Sunday, May 12, 2013

The Birdiest Weekend?

[Adult Broad-winged Hawk over the Scissor-tailed Flycatcher along Seagrove Avenue in Cape May, NJ this morning. The broad tail bands and barred breast make it an adult. Click to enlarge photo.]

It was a weekend full of highlights, with the World Series of Birding being run and some fancy birds found the day after in Cape May. I happen to have a special fondness for Broad-winged Hawks because of so many positive experiences with them, like big flights at Chimney Rock in the fall years ago and watching them build nests in High Point State Park in the spring, so I'll call the two that became my year Broad-wingeds my personal avian highlight.

What, not the Swallow-tailed Kite, Mississippi Kite, or Scissor-tailed Flycatcher, you ask? Okay, it's a tie - everything was a highlight. Thanks to west Texas a few weeks ago, the flycatcher was not a year bird, but the kites, appearing at the "Stevens Street Hawkwatch," were. The Stevens Street hawkwatch is simply the highest point on Stevens Street, near the Beanery on Cape Island, and when kites are reported anywhere in Cape May, this is where locals go to look for them. As Vince Elia put it, never chase a kite where it was last seen, because it's not there anymore.

It was Vince who found the Scissor-tailed Flycatcher and texted it to Keekeekerr while many of the rest of us were sharing highlights from the 30th running of the WSB. Many, many people got to see that bird, a lovely long-tailed male, rushing over there once the WSB program was over.
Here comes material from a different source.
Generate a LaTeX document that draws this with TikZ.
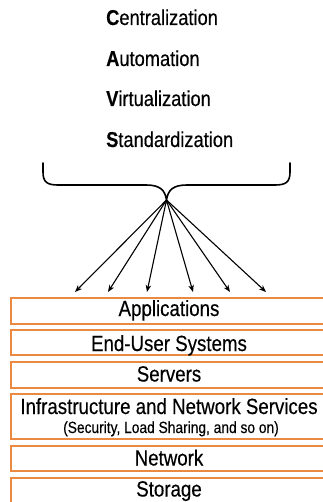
\documentclass[tikz,border=0pt]{standalone}
\usepackage{fontspec}
\setmainfont{Liberation Sans}[FakeStretch=0.85,FakeBold=0.35]
\usetikzlibrary{arrows.meta}
\definecolor{boxorange}{RGB}{234,138,66}
\tikzset{
  layer/.style={draw=boxorange, line width=1.6pt, minimum width=318pt, anchor=north west, inner sep=0pt, align=center},
  big/.style={font=\fontsize{22}{24}\selectfont},
  small/.style={font=\fontsize{16.2}{18}\selectfont},
  lbl/.style={anchor=base, inner sep=0pt},
  term/.style={anchor=base west, inner sep=0pt, font=\fontsize{21.5}{24}\selectfont},
  conn/.style={line width=1.1pt, -{Stealth[length=7pt,width=5.5pt,inset=2pt]}},
  bracestyle/.style={line width=1.6pt, line cap=round}
}
\begin{document}
\begin{tikzpicture}[x=1pt,y=-1pt]
\useasboundingbox (0,0) rectangle (322,502);
% terms
\node[term] (c) at (106,25) {\textbf{C}entralization};
\node[term] (a) at (106,66) {\textbf{A}utomation};
\node[term] (v) at (106,106) {\textbf{V}irtualization};
\node[term] (s) at (106,147) {\textbf{S}tandardization};
% brace
\draw[bracestyle] (43,163) -- (43,172) .. controls (43,182) and (47,185) .. (58,185) -- (146,185)
  .. controls (160,185) and (165,190) .. (166.5,200)
  .. controls (168,190) and (173,185) .. (187,185) -- (275,185)
  .. controls (286,185) and (290,182) .. (290,172) -- (290,163);
\coordinate (cusp) at (166.5,200);
\coordinate (e1) at (75,292);
\coordinate (e2) at (108,292);
\coordinate (e3) at (147,292);
\coordinate (e4) at (193,292);
\coordinate (e5) at (230,292);
\coordinate (e6) at (266,292);
\foreach \e in {e1,e2,e3,e4,e5,e6} \draw[conn] (cusp) -- (\e);
% layers
\node[layer, minimum height=26pt] (app) at (10,297) {};
\node[layer, minimum height=25pt] (eus) at (10,329) {};
\node[layer, minimum height=26pt] (srv) at (10,361) {};
\node[layer, minimum height=45pt] (inf) at (10,393) {};
\node[layer, minimum height=25pt] (net) at (10,445) {};
\node[layer, minimum height=30pt] (sto) at (10,477) {};
\node[lbl, big] (tapp) at (169,316) {Applications};
\node[lbl, big] (teus) at (169,351) {End-User Systems};
\node[lbl, big] (tsrv) at (169,381.5) {Servers};
\node[lbl, big] (tinf) at (169,414) {Infrastructure and Network Services};
\node[lbl, small] (tinf2) at (171,433) {(Security, Load Sharing, and so on)};
\node[lbl, big] (tnet) at (169,465.5) {Network};
\node[lbl, big] (tsto) at (169,496.5) {Storage};
\end{tikzpicture}
\end{document}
It was like looking for cheetahs on a modern African safari  - you don't look for cheetahs, you look for Land Rovers, or in this case, Prius's and other cars parked on Seagrove and birders gathered around scopes.

My WSB team, consisting of me, Pete Dunne, Will Russell of Wings, and Luke Seitz, a birding phenom and Cornell freshman, scored 143 species on a "route" that began with a big stay on the hawkwatch at Cape May Point State Park (from which we garnered 67 species), and then evolved into a routeless survey of Cape May and Cumberland counties. We crept through Belleplain, ears to the windows for Summer Tanagers and Hooded Warblers, worked Heislerville where Luke picked a handsome Stilt Sandpiper from the second pool, and finished with 143 species in the marshes and woods of Cumberland County in the Dividing Creek area, which were riddled with noseeums, a.k.a. gnats, and also birds. Perhaps I need to revise the weekend highlight, to a Chuck-wills-widow on Hansey Creek Road  that called point blank next to us, then, when I imitated its call, flew over our heads and down the road out of sight.